Short task:
For the data below, transcribe the part that opens with the line containing "What React, TypeScript" and closes with the line containing "52, left: 76", exactly and with no pictures.

Records with drawing code:
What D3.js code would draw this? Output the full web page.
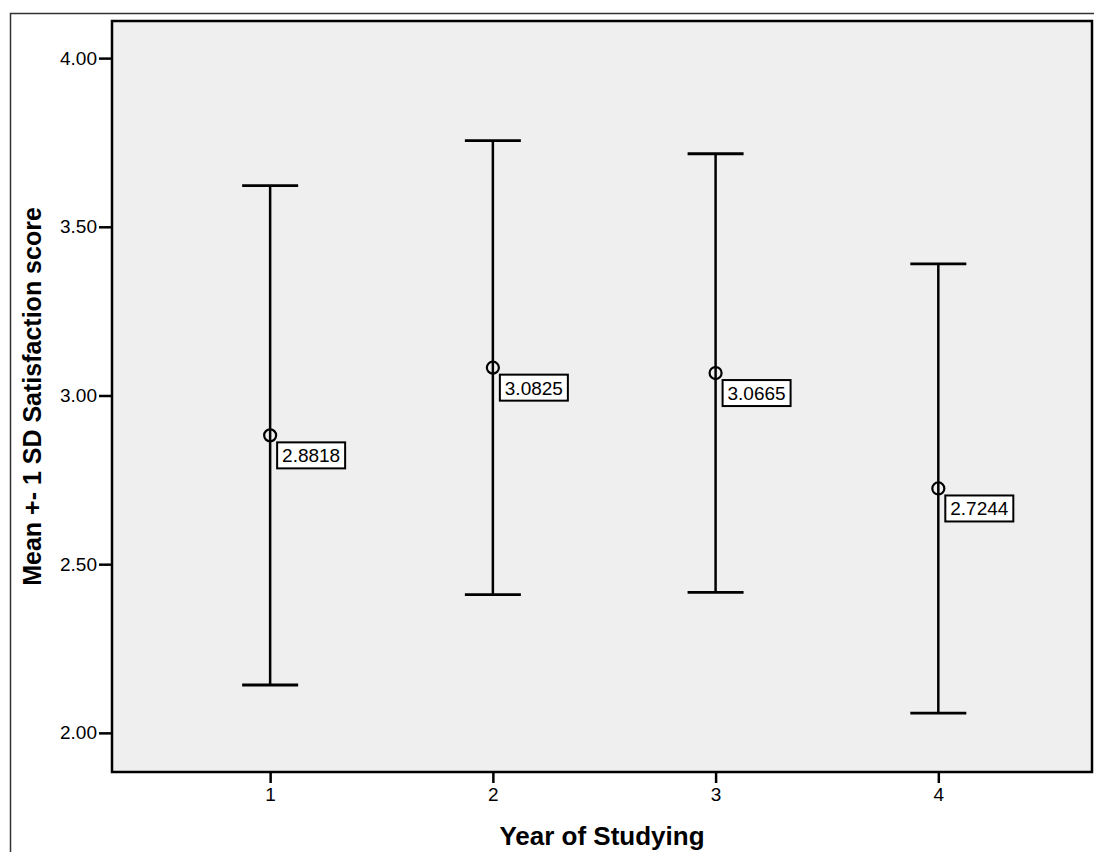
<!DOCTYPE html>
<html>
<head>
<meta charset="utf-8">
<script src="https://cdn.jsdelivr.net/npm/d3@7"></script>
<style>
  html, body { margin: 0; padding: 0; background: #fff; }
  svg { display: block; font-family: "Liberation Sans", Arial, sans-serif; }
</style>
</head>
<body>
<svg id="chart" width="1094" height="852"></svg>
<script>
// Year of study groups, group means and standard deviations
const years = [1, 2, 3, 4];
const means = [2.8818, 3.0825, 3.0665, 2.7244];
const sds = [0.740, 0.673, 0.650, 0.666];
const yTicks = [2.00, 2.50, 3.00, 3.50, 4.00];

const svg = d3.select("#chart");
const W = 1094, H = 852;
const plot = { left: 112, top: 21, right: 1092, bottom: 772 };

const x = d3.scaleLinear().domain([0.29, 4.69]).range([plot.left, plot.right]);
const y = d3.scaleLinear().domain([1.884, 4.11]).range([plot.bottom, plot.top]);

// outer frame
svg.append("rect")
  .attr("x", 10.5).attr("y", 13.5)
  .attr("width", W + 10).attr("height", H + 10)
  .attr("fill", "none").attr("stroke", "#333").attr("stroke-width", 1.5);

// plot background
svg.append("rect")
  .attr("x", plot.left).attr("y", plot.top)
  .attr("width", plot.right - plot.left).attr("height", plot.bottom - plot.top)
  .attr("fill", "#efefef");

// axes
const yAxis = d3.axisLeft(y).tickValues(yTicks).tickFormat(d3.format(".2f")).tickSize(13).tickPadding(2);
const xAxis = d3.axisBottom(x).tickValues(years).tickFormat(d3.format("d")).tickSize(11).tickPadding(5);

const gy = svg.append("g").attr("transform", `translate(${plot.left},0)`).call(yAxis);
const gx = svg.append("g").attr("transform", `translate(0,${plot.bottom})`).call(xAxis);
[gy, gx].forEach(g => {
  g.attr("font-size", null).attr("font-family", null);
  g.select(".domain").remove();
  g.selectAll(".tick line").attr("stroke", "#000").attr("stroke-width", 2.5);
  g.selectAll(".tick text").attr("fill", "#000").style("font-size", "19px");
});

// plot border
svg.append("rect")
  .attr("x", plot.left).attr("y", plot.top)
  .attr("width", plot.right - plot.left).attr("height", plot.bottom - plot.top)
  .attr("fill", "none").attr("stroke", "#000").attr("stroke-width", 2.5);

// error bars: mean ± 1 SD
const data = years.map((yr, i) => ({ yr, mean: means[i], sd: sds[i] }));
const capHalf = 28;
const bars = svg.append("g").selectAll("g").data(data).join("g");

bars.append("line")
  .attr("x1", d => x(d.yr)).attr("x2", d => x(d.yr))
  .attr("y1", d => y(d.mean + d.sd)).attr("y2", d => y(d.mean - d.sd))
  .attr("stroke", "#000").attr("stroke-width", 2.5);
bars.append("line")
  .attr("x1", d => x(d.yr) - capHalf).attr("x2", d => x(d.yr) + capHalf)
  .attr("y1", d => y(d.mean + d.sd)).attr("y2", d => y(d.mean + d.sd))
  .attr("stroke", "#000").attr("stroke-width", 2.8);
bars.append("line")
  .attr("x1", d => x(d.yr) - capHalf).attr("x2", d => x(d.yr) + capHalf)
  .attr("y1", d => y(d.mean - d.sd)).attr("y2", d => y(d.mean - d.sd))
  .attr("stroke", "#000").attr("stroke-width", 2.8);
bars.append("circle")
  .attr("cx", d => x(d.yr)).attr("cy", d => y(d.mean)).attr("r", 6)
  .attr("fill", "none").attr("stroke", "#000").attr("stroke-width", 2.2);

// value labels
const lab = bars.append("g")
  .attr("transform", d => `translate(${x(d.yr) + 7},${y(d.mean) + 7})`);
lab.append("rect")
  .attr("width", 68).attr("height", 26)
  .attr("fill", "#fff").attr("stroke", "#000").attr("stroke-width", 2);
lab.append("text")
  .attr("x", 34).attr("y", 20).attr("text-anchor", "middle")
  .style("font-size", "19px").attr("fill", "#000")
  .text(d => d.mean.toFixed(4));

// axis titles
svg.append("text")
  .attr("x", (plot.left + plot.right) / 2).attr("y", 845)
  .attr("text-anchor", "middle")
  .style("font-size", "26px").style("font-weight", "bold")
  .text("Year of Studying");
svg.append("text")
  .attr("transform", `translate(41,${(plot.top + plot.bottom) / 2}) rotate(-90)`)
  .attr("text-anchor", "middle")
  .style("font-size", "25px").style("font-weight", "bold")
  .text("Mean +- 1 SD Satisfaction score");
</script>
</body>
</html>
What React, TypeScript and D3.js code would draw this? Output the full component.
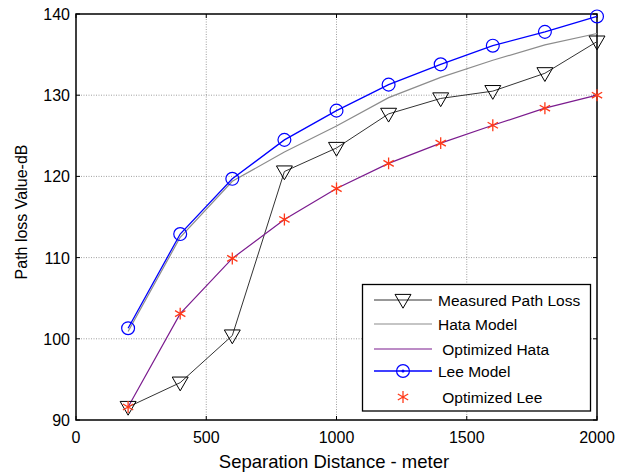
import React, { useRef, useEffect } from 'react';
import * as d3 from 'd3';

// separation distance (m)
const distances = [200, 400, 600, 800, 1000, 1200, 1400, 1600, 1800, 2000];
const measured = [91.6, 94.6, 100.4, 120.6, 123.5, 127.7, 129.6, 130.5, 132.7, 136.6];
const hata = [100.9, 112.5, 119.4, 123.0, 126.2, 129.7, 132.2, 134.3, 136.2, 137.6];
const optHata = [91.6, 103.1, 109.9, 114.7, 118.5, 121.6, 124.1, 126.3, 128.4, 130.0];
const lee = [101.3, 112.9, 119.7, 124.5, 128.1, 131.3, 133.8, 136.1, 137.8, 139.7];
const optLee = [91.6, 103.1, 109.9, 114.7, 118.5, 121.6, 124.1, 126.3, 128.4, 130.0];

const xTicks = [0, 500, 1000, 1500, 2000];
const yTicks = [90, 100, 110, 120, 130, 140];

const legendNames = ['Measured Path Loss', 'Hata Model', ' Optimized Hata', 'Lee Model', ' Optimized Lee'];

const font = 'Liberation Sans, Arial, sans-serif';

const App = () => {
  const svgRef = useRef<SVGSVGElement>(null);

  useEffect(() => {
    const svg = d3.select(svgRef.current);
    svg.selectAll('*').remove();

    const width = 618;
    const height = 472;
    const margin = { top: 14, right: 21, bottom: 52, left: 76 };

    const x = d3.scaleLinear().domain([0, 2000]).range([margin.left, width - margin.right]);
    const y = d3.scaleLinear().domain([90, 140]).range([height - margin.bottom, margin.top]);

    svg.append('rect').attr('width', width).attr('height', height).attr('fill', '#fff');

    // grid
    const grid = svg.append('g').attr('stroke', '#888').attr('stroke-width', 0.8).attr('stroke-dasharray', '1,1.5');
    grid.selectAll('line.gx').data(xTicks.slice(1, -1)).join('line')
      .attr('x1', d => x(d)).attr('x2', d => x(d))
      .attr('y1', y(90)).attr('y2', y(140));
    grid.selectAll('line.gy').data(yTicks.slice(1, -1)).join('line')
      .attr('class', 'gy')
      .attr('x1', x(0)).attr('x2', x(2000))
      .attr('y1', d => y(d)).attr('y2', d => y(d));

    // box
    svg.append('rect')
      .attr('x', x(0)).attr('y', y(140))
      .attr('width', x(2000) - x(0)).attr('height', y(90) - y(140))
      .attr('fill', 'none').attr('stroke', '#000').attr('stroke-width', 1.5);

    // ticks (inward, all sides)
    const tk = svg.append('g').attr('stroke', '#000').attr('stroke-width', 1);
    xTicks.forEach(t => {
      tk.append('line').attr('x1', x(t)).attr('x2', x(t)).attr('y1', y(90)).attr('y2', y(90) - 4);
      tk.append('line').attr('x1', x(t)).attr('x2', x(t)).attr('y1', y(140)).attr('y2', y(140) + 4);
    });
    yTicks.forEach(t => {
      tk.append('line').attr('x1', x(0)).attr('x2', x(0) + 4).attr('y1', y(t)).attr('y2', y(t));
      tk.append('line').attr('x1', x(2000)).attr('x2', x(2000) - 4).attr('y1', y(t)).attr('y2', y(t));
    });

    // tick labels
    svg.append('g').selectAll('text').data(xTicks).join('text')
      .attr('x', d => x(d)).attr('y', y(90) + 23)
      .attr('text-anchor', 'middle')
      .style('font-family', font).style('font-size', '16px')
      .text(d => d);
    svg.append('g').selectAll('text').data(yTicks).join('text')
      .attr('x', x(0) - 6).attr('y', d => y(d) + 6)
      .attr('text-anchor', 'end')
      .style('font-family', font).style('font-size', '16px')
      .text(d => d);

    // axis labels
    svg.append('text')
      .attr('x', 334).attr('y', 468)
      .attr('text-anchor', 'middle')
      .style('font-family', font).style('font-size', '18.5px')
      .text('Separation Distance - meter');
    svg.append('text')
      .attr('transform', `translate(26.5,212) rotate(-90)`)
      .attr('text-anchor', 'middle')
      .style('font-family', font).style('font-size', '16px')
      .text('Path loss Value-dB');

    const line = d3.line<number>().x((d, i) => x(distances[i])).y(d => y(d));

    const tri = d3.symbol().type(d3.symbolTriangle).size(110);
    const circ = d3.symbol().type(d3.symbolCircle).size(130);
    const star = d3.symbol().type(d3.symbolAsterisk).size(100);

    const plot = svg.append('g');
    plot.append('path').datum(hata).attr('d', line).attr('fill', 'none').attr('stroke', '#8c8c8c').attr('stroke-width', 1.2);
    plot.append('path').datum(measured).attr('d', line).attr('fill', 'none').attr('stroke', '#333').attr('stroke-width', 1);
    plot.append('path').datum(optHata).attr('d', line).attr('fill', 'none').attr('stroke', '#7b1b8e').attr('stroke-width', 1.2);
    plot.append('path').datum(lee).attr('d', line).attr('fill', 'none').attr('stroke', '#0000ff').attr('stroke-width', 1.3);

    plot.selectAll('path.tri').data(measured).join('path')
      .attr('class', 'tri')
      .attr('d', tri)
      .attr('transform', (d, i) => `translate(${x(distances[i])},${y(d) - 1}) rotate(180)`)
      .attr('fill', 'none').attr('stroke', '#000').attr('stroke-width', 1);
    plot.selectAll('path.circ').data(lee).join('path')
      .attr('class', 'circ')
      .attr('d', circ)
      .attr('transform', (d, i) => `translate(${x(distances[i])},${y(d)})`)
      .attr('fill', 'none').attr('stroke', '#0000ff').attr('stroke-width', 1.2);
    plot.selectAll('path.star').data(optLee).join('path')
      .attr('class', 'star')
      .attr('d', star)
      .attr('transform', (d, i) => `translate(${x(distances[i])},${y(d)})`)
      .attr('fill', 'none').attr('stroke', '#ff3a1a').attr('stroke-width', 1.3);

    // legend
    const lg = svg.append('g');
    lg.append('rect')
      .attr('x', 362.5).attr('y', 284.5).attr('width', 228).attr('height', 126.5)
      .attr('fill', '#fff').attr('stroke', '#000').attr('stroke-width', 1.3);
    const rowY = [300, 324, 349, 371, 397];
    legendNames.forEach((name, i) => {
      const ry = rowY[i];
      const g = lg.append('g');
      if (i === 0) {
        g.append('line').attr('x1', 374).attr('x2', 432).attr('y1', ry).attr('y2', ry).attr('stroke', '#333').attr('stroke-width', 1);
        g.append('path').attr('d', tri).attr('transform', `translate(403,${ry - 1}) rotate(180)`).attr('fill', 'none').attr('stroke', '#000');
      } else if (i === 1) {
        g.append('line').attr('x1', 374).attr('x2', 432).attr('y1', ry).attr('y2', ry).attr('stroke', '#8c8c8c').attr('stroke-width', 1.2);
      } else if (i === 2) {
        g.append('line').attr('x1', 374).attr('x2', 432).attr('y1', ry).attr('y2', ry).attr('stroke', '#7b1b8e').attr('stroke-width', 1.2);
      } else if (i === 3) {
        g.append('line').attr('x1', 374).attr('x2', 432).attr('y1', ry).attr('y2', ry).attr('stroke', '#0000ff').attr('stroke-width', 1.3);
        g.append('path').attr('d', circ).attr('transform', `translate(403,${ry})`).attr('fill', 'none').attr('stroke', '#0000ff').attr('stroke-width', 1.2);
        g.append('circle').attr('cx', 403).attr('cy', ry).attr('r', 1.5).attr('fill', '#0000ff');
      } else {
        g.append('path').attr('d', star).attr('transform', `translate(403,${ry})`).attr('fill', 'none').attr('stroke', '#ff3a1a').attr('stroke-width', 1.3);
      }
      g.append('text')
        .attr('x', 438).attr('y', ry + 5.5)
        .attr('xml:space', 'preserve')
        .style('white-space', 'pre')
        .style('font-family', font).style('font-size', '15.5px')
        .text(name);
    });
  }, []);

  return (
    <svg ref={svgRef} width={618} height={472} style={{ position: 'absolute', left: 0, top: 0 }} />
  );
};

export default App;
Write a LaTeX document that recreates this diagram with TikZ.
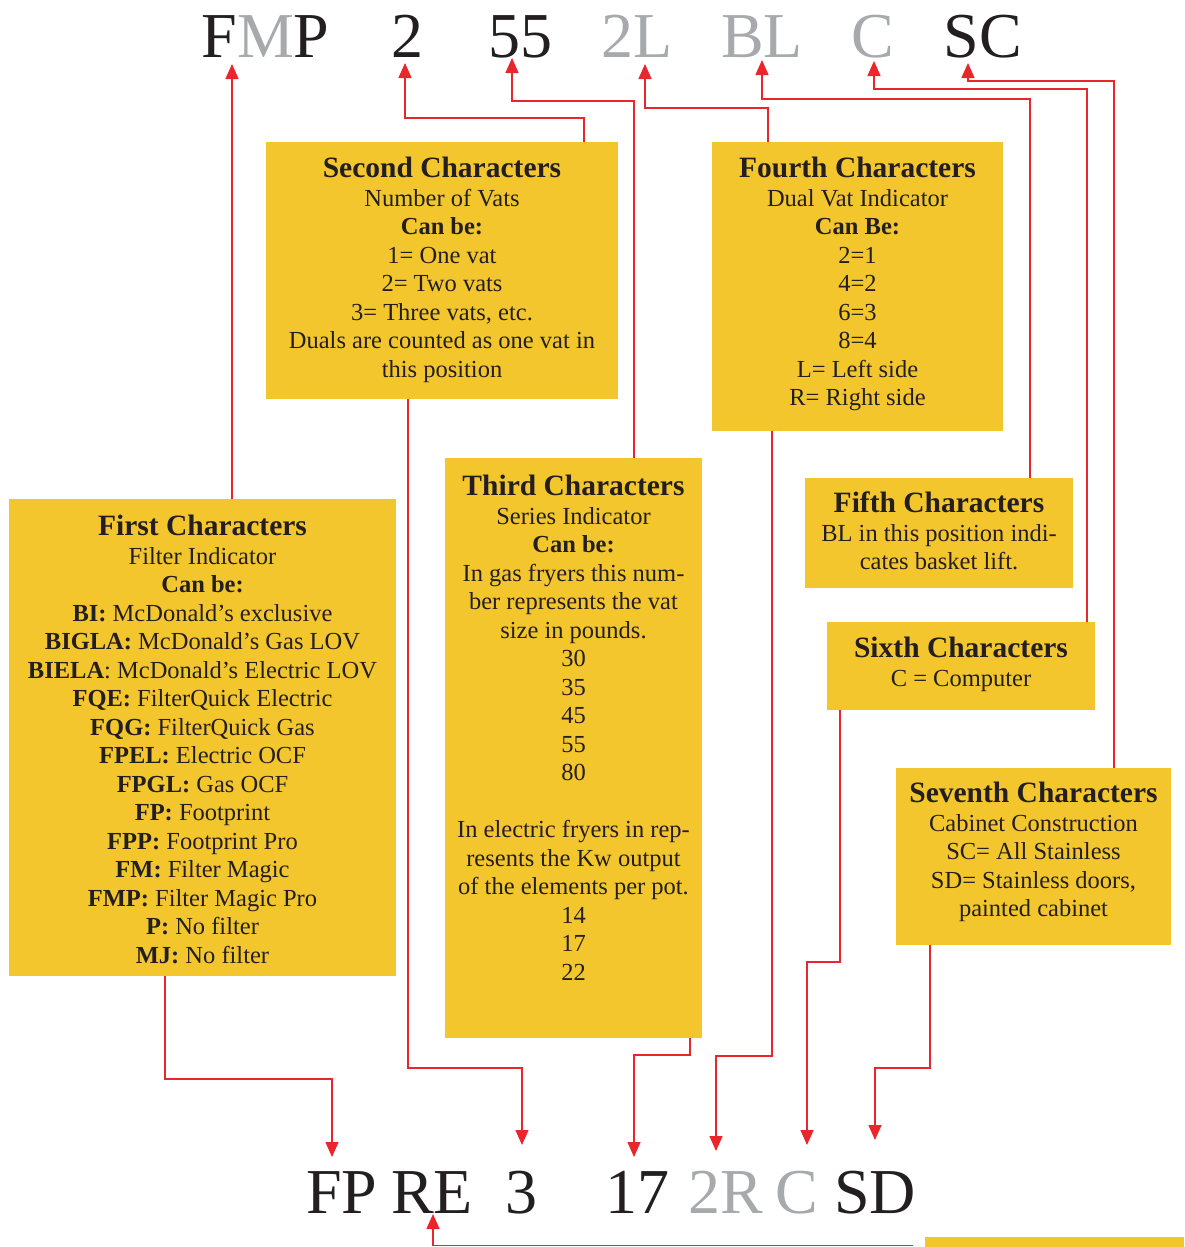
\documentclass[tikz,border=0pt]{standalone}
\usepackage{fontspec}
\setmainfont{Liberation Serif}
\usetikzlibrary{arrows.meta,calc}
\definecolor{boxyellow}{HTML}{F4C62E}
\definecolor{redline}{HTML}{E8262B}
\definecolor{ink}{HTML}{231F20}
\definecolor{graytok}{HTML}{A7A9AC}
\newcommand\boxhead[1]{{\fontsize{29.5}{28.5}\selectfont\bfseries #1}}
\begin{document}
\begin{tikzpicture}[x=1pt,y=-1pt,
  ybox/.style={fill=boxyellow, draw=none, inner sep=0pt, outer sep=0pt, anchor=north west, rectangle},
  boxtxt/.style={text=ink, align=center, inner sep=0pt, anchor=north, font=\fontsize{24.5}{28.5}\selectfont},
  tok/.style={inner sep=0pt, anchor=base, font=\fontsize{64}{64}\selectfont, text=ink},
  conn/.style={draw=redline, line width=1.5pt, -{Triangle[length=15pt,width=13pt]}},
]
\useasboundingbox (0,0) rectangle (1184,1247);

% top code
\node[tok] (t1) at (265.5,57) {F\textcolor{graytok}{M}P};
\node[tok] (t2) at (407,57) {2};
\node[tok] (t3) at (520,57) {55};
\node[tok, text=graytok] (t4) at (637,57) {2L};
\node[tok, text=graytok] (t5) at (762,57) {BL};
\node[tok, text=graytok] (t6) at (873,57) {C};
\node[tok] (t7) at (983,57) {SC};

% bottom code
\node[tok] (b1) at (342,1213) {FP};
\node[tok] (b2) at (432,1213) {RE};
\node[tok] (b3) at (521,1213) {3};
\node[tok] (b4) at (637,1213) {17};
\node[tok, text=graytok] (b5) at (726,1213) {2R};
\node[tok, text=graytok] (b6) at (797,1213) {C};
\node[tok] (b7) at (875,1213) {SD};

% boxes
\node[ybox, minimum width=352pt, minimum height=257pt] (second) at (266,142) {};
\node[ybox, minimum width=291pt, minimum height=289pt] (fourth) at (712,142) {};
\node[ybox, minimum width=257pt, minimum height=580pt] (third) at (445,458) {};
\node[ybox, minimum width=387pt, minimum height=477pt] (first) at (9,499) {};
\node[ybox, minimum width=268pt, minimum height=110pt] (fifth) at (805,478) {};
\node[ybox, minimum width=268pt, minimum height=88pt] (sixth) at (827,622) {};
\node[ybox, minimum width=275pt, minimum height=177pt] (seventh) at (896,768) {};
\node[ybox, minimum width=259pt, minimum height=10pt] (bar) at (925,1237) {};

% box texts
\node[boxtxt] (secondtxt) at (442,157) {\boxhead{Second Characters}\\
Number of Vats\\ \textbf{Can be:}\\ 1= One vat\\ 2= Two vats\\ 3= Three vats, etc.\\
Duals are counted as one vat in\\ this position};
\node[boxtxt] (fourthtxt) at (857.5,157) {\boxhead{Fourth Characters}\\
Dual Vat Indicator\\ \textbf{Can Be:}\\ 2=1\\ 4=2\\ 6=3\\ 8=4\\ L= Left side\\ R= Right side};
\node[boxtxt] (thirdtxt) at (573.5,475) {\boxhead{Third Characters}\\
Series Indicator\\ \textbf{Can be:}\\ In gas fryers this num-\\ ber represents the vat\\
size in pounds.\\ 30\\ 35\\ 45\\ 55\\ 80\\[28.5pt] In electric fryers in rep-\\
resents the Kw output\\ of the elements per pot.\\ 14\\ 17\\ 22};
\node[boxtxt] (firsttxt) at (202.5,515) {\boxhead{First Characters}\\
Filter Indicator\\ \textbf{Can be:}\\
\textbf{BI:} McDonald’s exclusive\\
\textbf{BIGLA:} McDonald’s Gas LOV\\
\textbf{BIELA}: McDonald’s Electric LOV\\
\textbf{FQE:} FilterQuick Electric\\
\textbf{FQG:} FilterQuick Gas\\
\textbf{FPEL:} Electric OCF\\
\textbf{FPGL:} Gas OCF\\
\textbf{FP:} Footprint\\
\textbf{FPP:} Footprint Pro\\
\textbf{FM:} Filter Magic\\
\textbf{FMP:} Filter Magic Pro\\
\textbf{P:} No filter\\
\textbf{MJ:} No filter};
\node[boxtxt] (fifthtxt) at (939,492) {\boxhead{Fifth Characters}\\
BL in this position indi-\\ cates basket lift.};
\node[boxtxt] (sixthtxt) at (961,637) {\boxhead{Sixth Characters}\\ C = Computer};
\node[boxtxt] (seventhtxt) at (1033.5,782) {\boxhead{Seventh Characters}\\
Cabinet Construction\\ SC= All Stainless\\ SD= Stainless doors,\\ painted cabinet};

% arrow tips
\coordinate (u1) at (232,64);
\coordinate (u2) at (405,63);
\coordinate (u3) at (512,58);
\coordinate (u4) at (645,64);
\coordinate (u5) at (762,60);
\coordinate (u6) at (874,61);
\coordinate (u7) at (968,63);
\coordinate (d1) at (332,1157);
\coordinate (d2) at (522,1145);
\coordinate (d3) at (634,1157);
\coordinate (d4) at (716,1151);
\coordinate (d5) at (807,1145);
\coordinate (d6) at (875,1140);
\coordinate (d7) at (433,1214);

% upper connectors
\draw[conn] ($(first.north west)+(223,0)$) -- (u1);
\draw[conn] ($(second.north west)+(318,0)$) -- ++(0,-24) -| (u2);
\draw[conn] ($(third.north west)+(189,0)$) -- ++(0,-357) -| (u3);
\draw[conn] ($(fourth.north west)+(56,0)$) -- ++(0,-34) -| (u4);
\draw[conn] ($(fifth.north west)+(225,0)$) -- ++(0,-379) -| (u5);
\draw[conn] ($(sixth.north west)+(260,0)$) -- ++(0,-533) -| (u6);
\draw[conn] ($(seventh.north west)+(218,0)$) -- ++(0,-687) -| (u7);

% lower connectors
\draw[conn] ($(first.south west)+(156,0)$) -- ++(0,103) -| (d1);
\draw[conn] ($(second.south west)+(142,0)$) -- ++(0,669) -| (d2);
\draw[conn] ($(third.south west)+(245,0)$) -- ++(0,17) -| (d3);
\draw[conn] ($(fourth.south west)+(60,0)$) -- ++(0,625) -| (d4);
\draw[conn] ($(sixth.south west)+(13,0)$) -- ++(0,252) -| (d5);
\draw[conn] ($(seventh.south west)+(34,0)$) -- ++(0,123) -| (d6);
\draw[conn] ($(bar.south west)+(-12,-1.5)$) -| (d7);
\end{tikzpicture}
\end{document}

Completed exercise:
What React, TypeScript and D3.js code would draw this? Output the full component.
import React, { useRef, useEffect } from 'react';
import * as d3 from 'd3';

// separation distance (m)
const distances = [200, 400, 600, 800, 1000, 1200, 1400, 1600, 1800, 2000];
const measured = [91.6, 94.6, 100.4, 120.6, 123.5, 127.7, 129.6, 130.5, 132.7, 136.6];
const hata = [100.9, 112.5, 119.4, 123.0, 126.2, 129.7, 132.2, 134.3, 136.2, 137.6];
const optHata = [91.6, 103.1, 109.9, 114.7, 118.5, 121.6, 124.1, 126.3, 128.4, 130.0];
const lee = [101.3, 112.9, 119.7, 124.5, 128.1, 131.3, 133.8, 136.1, 137.8, 139.7];
const optLee = [91.6, 103.1, 109.9, 114.7, 118.5, 121.6, 124.1, 126.3, 128.4, 130.0];

const xTicks = [0, 500, 1000, 1500, 2000];
const yTicks = [90, 100, 110, 120, 130, 140];

const legendNames = ['Measured Path Loss', 'Hata Model', ' Optimized Hata', 'Lee Model', ' Optimized Lee'];

const font = 'Liberation Sans, Arial, sans-serif';

const App = () => {
  const svgRef = useRef<SVGSVGElement>(null);

  useEffect(() => {
    const svg = d3.select(svgRef.current);
    svg.selectAll('*').remove();

    const width = 618;
    const height = 472;
    const margin = { top: 14, right: 21, bottom: 52, left: 76 };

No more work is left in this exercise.